The Times of India reported in September 2022 that some 300 Indian citizens had been forced to work for cybercrime syndicates at KK Park. Of them, nine IT technicians from Kerala State were released after paying large sums of money to the syndicates.
KK Park’s origins
The KNU leadership is widely believed to be involved in KK Park, which was developed by China’s Huanya International Holding Group. Padoh Saw Roger Khin, the head of the KNU’s Defense Department and a member of the organization’s Central Executive Committee, personally attended the groundbreaking ceremony of KK Park on Feb. 10, 2020.
According to the KNU, Padoh Saw Roger Khin was merely representing a group of landlords when Hong Kong-based Trans-Asia International Group, a subsidiary of Huanya International Holding Group, signed a land-lease agreement with Myanmar’s Mulaei Alin Co. The latter company exited the project in 2022 and another company from Myanmar, Trust Star Co.
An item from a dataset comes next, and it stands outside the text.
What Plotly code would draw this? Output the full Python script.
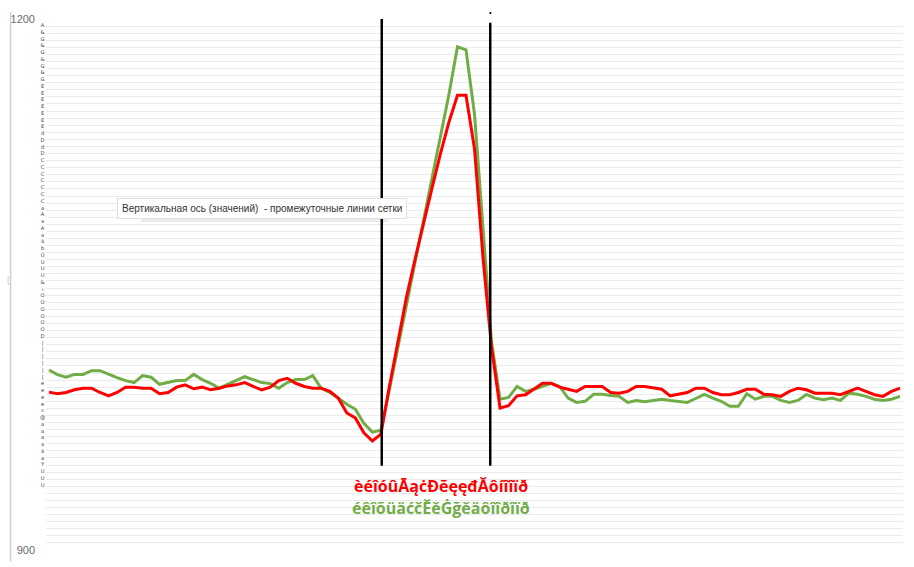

Ltd., filled the vacancy around the end of 2022, the KNU said.
According to Google Earth satellite images, the site on which KK Park now stands was farmland until February 2020. Construction began in March of that year, and many buildings emerged around the end of 2022.
Construction materials for the KK Park project are imported across the Moei River from Thailand. An exclusive jetty—clearly visible in the satellite photos—was built in the south of Mae Ku Village. According to those who have worked at KK Park, online casinos and scams have been operating there since 2021. More buildings are currently under construction at the sprawling site.